Die Luft im Zug - zum Umfallen. Normalerweise friere ich im Großraumwagen des ICE weil die Klimaanlage immer zu stark eingestellt ist. Gestern war davon nichts zu spüren. Der Zugbegleiter meinte zwar, er würde die Klimaanlage jetzt etwas herunterdrehen, aber das hat an der fühlbaren Temperatur nichts geändert. Nach 30 Minuten erreichten wir Würzburg und es stiegen dort glückerlicherweise etliche Reisende aus, sodass ich mir dann einen Sitzplatz ergattern und bequemer weiterreisen konnte.

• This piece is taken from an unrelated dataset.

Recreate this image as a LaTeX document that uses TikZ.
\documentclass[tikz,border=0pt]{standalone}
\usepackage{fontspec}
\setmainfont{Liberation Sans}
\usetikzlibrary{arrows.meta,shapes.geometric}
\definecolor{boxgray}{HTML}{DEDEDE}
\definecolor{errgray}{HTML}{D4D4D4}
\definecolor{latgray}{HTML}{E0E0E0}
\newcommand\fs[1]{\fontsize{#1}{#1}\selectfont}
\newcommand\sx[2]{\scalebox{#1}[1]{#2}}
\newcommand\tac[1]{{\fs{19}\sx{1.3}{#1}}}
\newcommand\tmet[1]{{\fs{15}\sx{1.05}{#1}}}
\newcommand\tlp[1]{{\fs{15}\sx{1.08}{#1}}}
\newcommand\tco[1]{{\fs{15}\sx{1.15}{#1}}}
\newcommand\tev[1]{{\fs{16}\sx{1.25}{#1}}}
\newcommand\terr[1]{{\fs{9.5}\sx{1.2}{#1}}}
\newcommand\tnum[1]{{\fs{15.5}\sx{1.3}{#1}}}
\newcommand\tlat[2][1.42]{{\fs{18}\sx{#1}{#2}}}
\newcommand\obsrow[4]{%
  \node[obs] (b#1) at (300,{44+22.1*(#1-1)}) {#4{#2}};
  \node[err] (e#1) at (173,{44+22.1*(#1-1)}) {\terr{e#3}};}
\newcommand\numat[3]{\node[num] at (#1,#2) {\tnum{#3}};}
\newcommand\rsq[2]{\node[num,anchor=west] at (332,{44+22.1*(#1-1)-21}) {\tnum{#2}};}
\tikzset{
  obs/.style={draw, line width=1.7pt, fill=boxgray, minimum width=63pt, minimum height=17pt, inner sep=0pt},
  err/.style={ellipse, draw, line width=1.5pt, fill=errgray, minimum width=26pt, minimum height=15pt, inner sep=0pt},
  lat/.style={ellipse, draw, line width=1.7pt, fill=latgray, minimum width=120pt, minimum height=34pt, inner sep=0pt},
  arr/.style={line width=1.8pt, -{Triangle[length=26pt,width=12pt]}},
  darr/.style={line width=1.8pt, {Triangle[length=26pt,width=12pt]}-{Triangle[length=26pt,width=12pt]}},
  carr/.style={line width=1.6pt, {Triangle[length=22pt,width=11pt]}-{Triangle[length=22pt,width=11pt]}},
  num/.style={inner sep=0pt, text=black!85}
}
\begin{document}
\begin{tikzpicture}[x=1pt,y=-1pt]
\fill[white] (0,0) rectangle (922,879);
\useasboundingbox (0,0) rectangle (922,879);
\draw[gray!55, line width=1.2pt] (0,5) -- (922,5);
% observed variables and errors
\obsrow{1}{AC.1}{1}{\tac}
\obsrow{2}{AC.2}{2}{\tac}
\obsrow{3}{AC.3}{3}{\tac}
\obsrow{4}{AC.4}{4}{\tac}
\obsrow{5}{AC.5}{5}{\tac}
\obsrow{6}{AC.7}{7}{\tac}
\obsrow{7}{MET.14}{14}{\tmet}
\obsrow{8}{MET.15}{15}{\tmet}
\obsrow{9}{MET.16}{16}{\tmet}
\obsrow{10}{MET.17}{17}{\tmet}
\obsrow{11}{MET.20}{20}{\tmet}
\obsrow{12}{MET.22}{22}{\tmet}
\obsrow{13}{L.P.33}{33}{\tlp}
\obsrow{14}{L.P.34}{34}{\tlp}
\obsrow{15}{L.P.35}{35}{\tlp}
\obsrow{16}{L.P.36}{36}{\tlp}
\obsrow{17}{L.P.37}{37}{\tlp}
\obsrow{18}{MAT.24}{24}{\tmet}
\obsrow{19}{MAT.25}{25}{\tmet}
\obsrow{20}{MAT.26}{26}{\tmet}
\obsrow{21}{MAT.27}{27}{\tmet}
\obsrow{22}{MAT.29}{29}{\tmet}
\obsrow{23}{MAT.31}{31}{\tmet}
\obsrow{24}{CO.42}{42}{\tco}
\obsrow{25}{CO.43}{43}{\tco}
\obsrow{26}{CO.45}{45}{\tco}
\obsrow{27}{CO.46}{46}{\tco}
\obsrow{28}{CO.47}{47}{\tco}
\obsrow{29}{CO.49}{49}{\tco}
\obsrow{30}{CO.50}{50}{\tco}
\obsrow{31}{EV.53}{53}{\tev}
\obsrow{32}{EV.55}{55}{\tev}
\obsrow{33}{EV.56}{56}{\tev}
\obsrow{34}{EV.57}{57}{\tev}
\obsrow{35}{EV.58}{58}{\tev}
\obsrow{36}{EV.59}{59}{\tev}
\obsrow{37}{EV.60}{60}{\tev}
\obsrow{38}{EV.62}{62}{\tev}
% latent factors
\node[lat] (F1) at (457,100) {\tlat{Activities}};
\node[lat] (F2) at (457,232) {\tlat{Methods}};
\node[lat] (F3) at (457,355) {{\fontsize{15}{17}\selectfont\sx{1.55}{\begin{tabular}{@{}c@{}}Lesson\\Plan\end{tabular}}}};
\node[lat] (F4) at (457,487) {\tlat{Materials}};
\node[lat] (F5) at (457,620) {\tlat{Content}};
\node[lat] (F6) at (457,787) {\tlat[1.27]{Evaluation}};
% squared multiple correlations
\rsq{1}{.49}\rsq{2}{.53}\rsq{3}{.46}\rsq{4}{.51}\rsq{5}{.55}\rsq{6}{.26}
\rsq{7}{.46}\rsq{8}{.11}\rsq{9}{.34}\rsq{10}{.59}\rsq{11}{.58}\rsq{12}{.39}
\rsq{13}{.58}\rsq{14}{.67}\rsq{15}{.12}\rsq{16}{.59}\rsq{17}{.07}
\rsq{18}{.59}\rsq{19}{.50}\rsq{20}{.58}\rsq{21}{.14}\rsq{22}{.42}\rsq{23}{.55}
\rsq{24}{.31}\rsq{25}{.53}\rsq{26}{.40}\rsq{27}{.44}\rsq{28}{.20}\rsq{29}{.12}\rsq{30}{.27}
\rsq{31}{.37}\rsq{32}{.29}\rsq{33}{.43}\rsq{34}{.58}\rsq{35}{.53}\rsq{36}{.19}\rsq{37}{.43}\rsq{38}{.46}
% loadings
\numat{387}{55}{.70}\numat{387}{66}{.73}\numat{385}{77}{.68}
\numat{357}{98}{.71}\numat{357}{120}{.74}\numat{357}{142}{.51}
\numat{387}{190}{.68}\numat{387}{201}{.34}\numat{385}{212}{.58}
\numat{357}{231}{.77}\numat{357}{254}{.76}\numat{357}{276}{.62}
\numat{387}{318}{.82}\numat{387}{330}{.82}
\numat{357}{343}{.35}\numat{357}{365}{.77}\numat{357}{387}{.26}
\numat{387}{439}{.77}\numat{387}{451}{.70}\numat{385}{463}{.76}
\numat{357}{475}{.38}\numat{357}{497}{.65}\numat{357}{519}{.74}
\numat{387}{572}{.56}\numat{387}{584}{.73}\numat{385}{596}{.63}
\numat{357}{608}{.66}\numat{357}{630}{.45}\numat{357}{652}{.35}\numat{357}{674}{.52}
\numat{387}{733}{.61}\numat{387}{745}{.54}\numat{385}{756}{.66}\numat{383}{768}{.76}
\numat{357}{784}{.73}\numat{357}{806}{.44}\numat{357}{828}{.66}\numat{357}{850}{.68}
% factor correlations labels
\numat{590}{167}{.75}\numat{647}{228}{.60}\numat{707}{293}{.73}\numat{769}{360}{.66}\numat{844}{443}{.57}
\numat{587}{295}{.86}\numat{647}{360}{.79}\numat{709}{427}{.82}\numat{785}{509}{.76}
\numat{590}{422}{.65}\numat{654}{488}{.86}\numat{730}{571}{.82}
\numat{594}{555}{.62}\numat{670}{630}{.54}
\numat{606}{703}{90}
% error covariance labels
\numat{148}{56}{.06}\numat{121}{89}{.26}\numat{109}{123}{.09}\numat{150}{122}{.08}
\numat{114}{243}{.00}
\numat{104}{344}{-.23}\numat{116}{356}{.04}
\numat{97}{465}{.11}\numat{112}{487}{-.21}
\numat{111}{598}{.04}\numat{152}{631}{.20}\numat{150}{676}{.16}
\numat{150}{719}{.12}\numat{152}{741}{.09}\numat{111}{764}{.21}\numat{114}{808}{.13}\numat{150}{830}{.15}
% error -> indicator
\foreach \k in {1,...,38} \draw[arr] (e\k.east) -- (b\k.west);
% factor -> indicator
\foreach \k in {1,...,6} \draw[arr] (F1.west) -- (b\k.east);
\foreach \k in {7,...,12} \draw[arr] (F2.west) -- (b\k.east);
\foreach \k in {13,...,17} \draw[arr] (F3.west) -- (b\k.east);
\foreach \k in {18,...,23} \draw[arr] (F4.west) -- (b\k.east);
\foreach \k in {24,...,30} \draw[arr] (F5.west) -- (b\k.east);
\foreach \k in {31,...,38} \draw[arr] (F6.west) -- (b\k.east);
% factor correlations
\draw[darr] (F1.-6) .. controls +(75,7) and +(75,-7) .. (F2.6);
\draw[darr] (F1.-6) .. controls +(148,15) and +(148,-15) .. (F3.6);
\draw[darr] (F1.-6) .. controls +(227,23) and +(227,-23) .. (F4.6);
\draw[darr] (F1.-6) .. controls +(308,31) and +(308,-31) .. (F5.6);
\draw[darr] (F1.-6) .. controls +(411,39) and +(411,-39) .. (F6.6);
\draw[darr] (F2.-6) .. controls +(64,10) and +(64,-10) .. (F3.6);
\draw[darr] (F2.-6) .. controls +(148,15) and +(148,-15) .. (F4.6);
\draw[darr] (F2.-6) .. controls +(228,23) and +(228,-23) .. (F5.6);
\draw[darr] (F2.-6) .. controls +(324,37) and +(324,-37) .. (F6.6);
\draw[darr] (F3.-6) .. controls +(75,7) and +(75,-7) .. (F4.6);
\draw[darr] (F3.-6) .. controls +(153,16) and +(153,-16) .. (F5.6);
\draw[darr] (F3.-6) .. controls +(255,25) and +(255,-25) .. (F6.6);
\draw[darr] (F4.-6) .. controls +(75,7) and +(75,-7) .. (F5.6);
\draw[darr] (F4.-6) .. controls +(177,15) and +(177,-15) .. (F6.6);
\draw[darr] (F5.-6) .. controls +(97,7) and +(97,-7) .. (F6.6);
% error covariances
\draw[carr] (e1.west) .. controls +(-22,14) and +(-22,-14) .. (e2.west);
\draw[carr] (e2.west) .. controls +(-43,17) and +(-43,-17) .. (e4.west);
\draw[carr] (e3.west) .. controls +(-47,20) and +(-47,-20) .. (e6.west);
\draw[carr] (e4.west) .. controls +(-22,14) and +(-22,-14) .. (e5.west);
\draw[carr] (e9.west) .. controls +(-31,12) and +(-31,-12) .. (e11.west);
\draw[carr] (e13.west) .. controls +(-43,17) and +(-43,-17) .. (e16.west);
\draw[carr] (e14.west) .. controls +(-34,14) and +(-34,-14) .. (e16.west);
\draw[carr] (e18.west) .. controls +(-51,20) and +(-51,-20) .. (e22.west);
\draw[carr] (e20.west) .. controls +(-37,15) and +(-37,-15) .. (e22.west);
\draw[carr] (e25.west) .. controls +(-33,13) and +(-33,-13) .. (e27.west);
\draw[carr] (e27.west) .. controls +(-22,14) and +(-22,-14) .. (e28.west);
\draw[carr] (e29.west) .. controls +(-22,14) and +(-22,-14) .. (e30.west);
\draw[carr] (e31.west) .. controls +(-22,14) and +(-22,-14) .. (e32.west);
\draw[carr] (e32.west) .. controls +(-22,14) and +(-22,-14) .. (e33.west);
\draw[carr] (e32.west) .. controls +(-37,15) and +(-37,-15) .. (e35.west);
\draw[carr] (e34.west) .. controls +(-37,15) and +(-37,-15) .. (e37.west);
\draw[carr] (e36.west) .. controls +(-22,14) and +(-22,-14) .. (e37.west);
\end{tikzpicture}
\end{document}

Wir erreichten Nürnberg planmäßig, ich ging zum Bahnsteig gegenüber, um auf den ICE nach Augsburg zu warten, der laut Plan in Kürze eintreffen sollte. Ein Blick auf die Anzeigetafel und meine Euphorie war dahin - " der Zug hat voraussichtlich 5 Minuten Verspätung". Na ja, ist ja nicht so schlimm, dachte ich, denn ich habe ja 13 Min. in Augsburg Zeit zum Umsteigen. Kurz darauf ertönte eine charmante, weibliche Stimme ( ich frage mich, warum das immer Frauenstimmen sind), die uns mitteilte, dass unser ICE voraussichtlich 15 Minuten später ankommen würde...
Im Zug teilte mir die Zugbegleiterin mit, dass ich für den Fall, dass ich meinen Anschlusszug um 21.47 Uhr nicht mehr erreichen würde, ich mit dem nächsten Zug um 23.09 Uhr nach Schwabmünchen weiterfahren könnte. Schöne Aussichten!
Aber diesmal war das Glück endlich auch einmal auf meiner Seite. Unser ICE konnte unterwegs ein bisschen Zeit aufholen und wir erreichten Augsburg um 21.45 Uhr auf Gleis 6. Raus aus dem Zug, Treppe runter, Treppe rauf zu Gleis 8 Süd und rein in den Zug. Um 22.10 Uhr fuhr dieser Zug dann in den Bahnhof Schwabmünchen ein. Das letzte Stück des Heimwegs legte ich zu Fuß zurück.
Für Herrn Mehdorn war es jedenfalls gut, dass er mir gestern nicht über den Weg gelaufen ist.